_Data block_.
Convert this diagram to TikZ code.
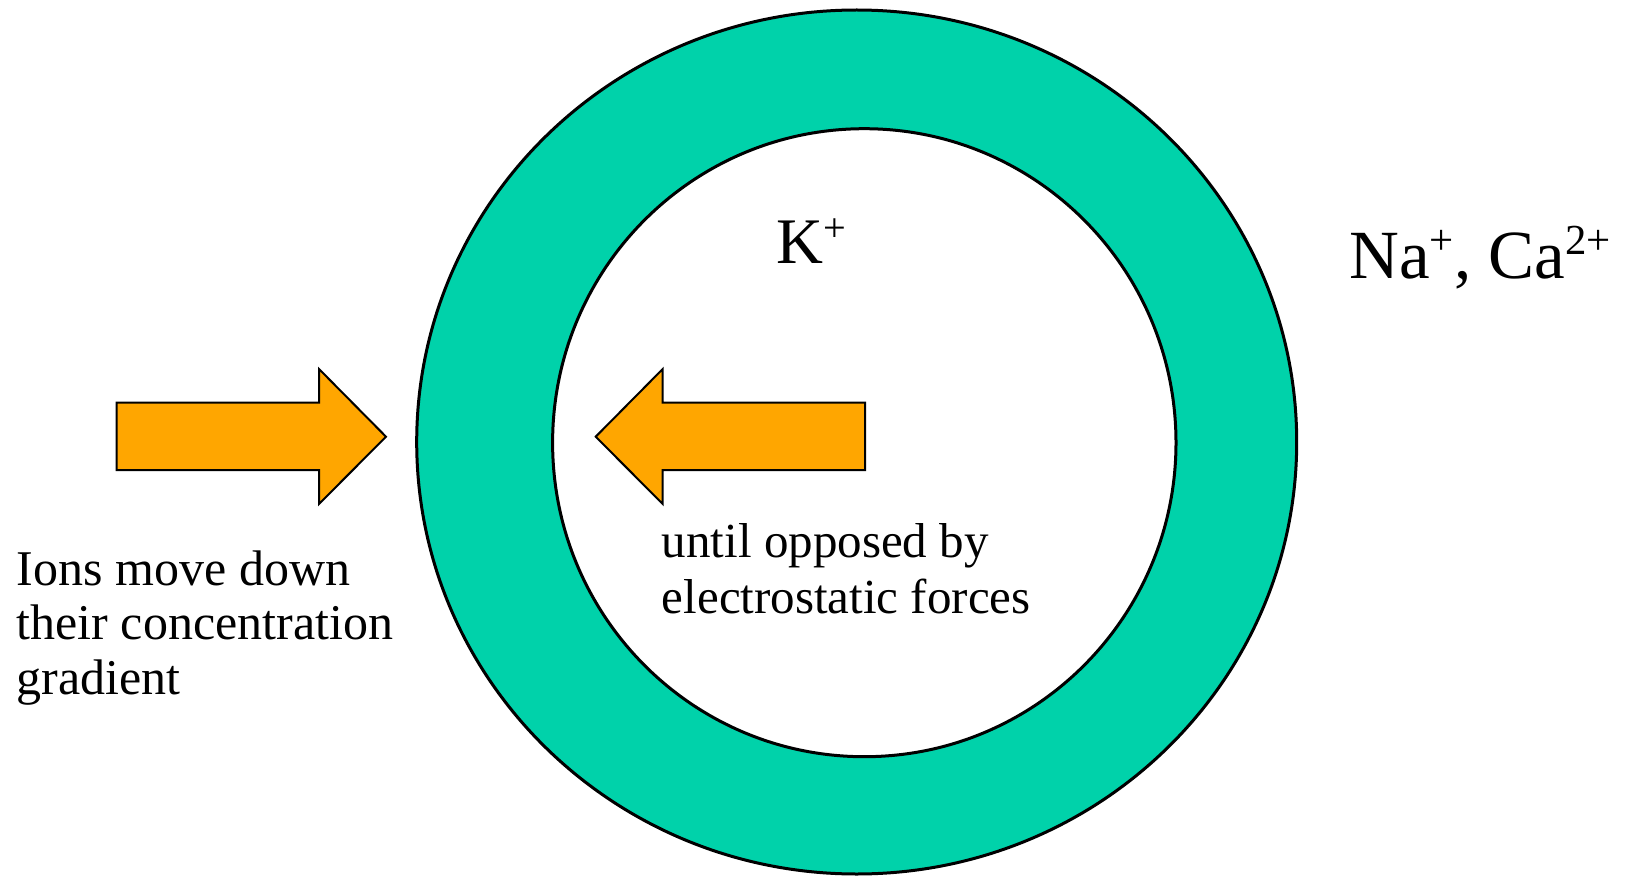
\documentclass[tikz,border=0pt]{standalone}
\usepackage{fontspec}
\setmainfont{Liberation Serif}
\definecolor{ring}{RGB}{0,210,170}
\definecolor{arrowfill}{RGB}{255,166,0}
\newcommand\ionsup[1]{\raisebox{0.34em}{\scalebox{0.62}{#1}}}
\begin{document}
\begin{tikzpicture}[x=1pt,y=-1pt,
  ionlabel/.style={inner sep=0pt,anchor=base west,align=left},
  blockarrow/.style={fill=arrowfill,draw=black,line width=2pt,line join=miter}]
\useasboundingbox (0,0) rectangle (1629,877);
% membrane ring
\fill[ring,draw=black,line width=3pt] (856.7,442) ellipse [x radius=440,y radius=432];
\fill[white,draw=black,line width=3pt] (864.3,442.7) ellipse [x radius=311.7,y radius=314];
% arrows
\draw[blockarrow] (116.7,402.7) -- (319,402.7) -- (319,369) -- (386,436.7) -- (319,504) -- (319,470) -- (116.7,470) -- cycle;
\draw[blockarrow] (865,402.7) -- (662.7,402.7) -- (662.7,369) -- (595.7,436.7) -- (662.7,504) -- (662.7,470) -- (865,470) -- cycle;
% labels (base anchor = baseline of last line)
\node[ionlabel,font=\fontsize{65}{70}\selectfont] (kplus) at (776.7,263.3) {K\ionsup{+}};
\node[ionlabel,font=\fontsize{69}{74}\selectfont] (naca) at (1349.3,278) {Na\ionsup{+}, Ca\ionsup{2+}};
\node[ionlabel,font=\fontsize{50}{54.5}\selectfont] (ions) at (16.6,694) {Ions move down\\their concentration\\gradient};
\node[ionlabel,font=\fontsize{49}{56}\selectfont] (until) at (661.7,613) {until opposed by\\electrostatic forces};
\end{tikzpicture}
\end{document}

_Set task_. Copy the whole listing above word for word but do not carry over the pictures.

_Exercise response_.
Convert this diagram to TikZ code.
\documentclass[tikz,border=0pt]{standalone}
\usepackage{fontspec}
\setmainfont{Liberation Serif}
\definecolor{ring}{RGB}{0,210,170}
\definecolor{arrowfill}{RGB}{255,166,0}
\newcommand\ionsup[1]{\raisebox{0.34em}{\scalebox{0.62}{#1}}}
\begin{document}
\begin{tikzpicture}[x=1pt,y=-1pt,
  ionlabel/.style={inner sep=0pt,anchor=base west,align=left},
  blockarrow/.style={fill=arrowfill,draw=black,line width=2pt,line join=miter}]
\useasboundingbox (0,0) rectangle (1629,877);
% membrane ring
\fill[ring,draw=black,line width=3pt] (856.7,442) ellipse [x radius=440,y radius=432];
\fill[white,draw=black,line width=3pt] (864.3,442.7) ellipse [x radius=311.7,y radius=314];
% arrows
\draw[blockarrow] (116.7,402.7) -- (319,402.7) -- (319,369) -- (386,436.7) -- (319,504) -- (319,470) -- (116.7,470) -- cycle;
\draw[blockarrow] (865,402.7) -- (662.7,402.7) -- (662.7,369) -- (595.7,436.7) -- (662.7,504) -- (662.7,470) -- (865,470) -- cycle;
% labels (base anchor = baseline of last line)
\node[ionlabel,font=\fontsize{65}{70}\selectfont] (kplus) at (776.7,263.3) {K\ionsup{+}};
\node[ionlabel,font=\fontsize{69}{74}\selectfont] (naca) at (1349.3,278) {Na\ionsup{+}, Ca\ionsup{2+}};
\node[ionlabel,font=\fontsize{50}{54.5}\selectfont] (ions) at (16.6,694) {Ions move down\\their concentration\\gradient};
\node[ionlabel,font=\fontsize{49}{56}\selectfont] (until) at (661.7,613) {until opposed by\\electrostatic forces};
\end{tikzpicture}
\end{document}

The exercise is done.